How many times would you say she poops a day? That food is practically garbage- lots of cheap fillers that don't provide adequate nutrition. A blend of 3 cat or dog foods and some mealworms make a much better diet! Do it slowly, add one food at a time. There is a whole section on hedgie nutrition
I feed pro plan, authority, and Natural balance. I would stay far away from blue buffalo but that is truly just my personal opinion. I know others have great success but it is incredibly high in protein, especially the wilderness formula!


----------



## Zealizabeth (Sep 24, 2014)

Her food contains meal worms. They told me not to give her cat food or she'll be fat cause it's crap.

She's in my room. My night stand lamp is on maybe 17 hours a day. I rarely but my overheard light on. I do all that you've suggested. I've taken her out to poop & pee before really playing with her and she STILL does it! She's a poop machine! 

Her cage is pretty big. Made for bunnies.


----------



## sc2001 (Oct 12, 2014)

Who told you cat food is crap and will make your hedgehog fat?? That's soooo far from true. As long at you find a cat food that has high qulaity ingredients and has the right amount of fat/protein. 

Compare the ingredients in the hedgehog food to a high quality cat food. You will definitely see a difference. 

Mealworms (or any other insect) ideally should be fed live. Live insect are the most nutritious and cause the least amount of problems. Dried mealworms can cause severe constipation and impaction 

I would also say to reduce the amount of time there light in the room. A hedgehog should have about 12-14 hours of light. Any more (or less) can disrupt their natural cycles. Which can eventually cause stress and illness. 

Some hedgehogs just go where and when they want. When I take mine out, I usually just let her run around for a little bit until she poops and pees. I leave her to run a little more because I know She will probably poop again. After I'm positive she is done, I pick her up and cuddle. 

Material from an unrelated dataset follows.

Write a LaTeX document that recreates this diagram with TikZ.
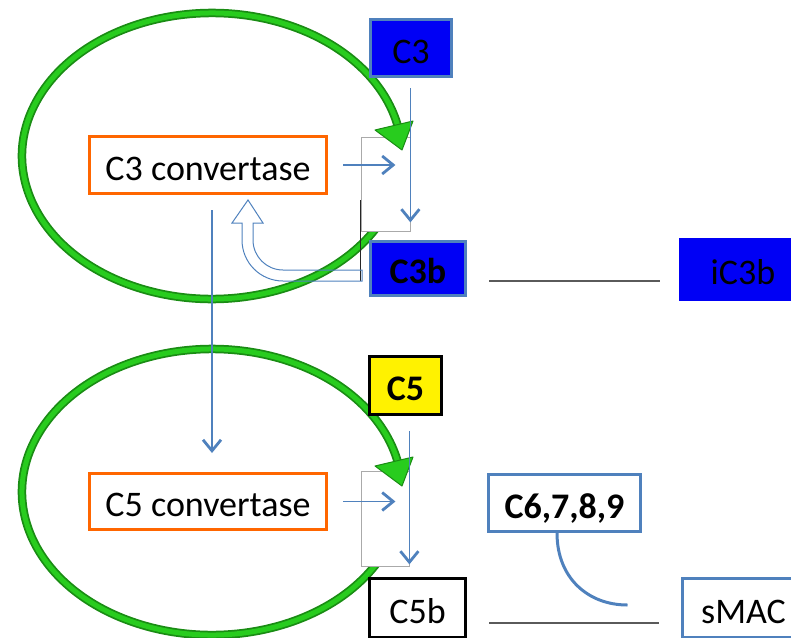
\documentclass[tikz,border=0pt]{standalone}
\usepackage{fontspec}
\setmainfont{Carlito}
\usetikzlibrary{arrows.meta}
\definecolor{steel}{RGB}{79,129,189}
\definecolor{loopgreen}{RGB}{40,204,30}
\definecolor{loopedge}{RGB}{26,140,20}
\definecolor{convorange}{RGB}{255,102,0}
\definecolor{deepblue}{RGB}{0,0,245}
\definecolor{linegray}{RGB}{90,90,90}
\definecolor{boxgray}{RGB}{170,170,170}

\begin{document}
\begin{tikzpicture}[x=1pt,y=-1pt,
  every node/.style={font=\fontsize{36}{43}\selectfont, inner sep=0pt, text=black,
    text height=30pt, text depth=0pt},
  comp/.style={draw=steel, line width=3pt, fill=deepblue},
  convbox/.style={draw=convorange, line width=3pt, fill=white, minimum width=237pt},
  blackbox/.style={draw=black, line width=3pt},
  sitebox/.style={draw=boxgray, line width=0.8pt, fill=white},
  flow/.style={draw=steel, line width=1.8pt, -{Straight Barb[length=11pt,width=18pt,line width=2.8pt]}},
  joinline/.style={draw=linegray, line width=1.2pt}]
\useasboundingbox (0,0) rectangle (791,637);

% amplification loops (drawn first, boxes sit on top)
\foreach \dy in {0,336}{
  \draw[loopedge, line width=8.5pt] (212,156+\dy) ++(25:190 and 143)
    arc[start angle=25, end angle=350, x radius=190, y radius=143];
  \draw[loopgreen, line width=5pt] (212,156+\dy) ++(25:190 and 143)
    arc[start angle=25, end angle=350, x radius=190, y radius=143];
}

% C3 stage
\node[comp, minimum width=81pt, minimum height=57pt] (c3) at (411,48) {C3};
\node[comp, minimum width=95pt, minimum height=54pt, font=\fontsize{36}{43}\selectfont\bfseries] (c3b) at (418,268.5) {C3b};
\node[fill=deepblue, draw=deepblue, minimum width=128pt, minimum height=62pt] (ic3b) at (743,269) {iC3b};
\node[convbox, minimum height=57pt] (conv3) at (208,165) {C3 convertase};
\node[sitebox, minimum width=49pt, minimum height=94pt, text height=0pt] (wb3) at (385.5,184) {};
\draw[black!85, line width=0.8pt] ([yshift=-16pt]wb3.west) -- ([yshift=-97pt]wb3.west);

% C5 stage
\node[blackbox, fill=yellow, minimum width=72pt, minimum height=58pt, font=\fontsize{36}{43}\selectfont\bfseries] (c5) at (405.5,385.5) {C5};
\node[blackbox, fill=white, minimum width=96pt, minimum height=59pt] (c5b) at (417.5,608) {C5b};
\node[convbox, minimum height=56pt] (conv5) at (208,501.5) {C5 convertase};
\node[sitebox, minimum width=48pt, minimum height=95pt, text height=0pt] (wb5) at (385,518.5) {};
\node[draw=steel, line width=3pt, fill=white, minimum width=152pt, minimum height=57pt, font=\fontsize{36}{43}\selectfont\bfseries] (mac) at (564.5,503) {C6,7,8,9};
\node[draw=steel, line width=3pt, fill=white, minimum width=122pt, minimum height=59pt] (smac) at (743.5,608) {sMAC};

% arrowheads of the loops
\foreach \dy in {0,336}{
  \filldraw[fill=loopgreen, draw=loopedge, line width=1pt, line join=round]
    (375,130+\dy) -- (413,121+\dy) -- (402,150+\dy) -- cycle;
}

% cleavage arrows
\draw[flow] ([yshift=-10pt]wb3.east |- c3.south) -- ([yshift=9pt]wb3.south east);
\draw[flow] ([xshift=15pt]conv3.east) -- ([xshift=-15pt]conv3.east -| wb3.east);
\draw[flow] ([xshift=4pt,yshift=-15pt]conv3.south) -- ([xshift=4pt,yshift=19pt]conv5.north);
\draw[flow] ([yshift=-15pt]wb5.east |- c5.south) -- ([yshift=2pt]wb5.south east);
\draw[flow] ([xshift=15pt]conv5.east) -- ([xshift=-14pt]conv5.east -| wb5.east);

% C3b feeds back into the C3 convertase (hollow bent arrow)
\draw[steel, line width=1pt, line join=miter]
  (362,270) -- (283,270) arc[start angle=90, end angle=180, radius=30]
  -- (253,223) -- (263,223) -- (248,200) -- (232,223) -- (242,223) -- (242,240)
  arc[start angle=180, end angle=90, radius=41] -- (362,281) -- cycle;

% inactivation and assembly lines
\draw[joinline] ([xshift=22pt,yshift=-12.5pt]c3b.east) -- ([xshift=-19pt,yshift=-12.5pt]c3b.east -| ic3b.west);
\draw[joinline] ([xshift=22pt,yshift=-15pt]c5b.east) -- ([xshift=-22pt,yshift=-15pt]c5b.east -| smac.west);
\draw[steel, line width=3pt] ([xshift=-7.5pt]mac.south) .. controls (557,578) and (588,605) .. ([xshift=-53.5pt,yshift=3pt]smac.west);
\end{tikzpicture}
\end{document}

If your hedgehog doesn't poop and pee all in one shot, I would just say to leran how to recognize when your hedgehog is about to do her business and just move out of the way or put her in a litter box. My hedgie does a weird squat thing before she doe anything. So I will move her on a paper towel


----------



## Zealizabeth (Sep 24, 2014)

Another breeder told me that.


I'm constantly in the hospital because of surgeries and stuff because I have Crohn's, Juvenile Rheumatoid Arthritis, Gastroparesis etc etc. I have her on a schedule though. I mainly just keep my lamp on. Rarely my overhead light. She refuses to be handled by anyone else or she'll self harm. I tried to get people to watch her a few times while in the hospital and she kept biting her self so now I have my little brother spending time with her very often(He's 14)so she can get used to him in case of hospital emergencies. I'm 18 & already graduated high school in May so I spend a lot of time with her. She just hates being social. I do let her go outside to play with my Yorkie poo because she loves that(I'm only a couple feet away max at all time).


----------



## Prickerz (Sep 17, 2014)

I would Definitely put the blame on your hedgehog's food for being the culprit!! 
I would encourage you to try cat food. 
Hedgehog food contains alot of fillers that the animal can't digest, so it's passing right through her. Her body will hold onto more nutrition, and she probably won't poop as much


----------



## Draenog (Feb 27, 2012)

I have a couple of questions for you;

* how old is she? Babies poop A LOT and cannot control their bowels that well yet so they basically go everywhere. It usually becomes less when they get older.
I would also recommend switching her over to a higher quality food, since this food is pretty crappy and mainly has a lot of fillers without being very nutritious (= more poop as well)

* what kind of toys, wheel etc does she have and does she wheel regularly?


----------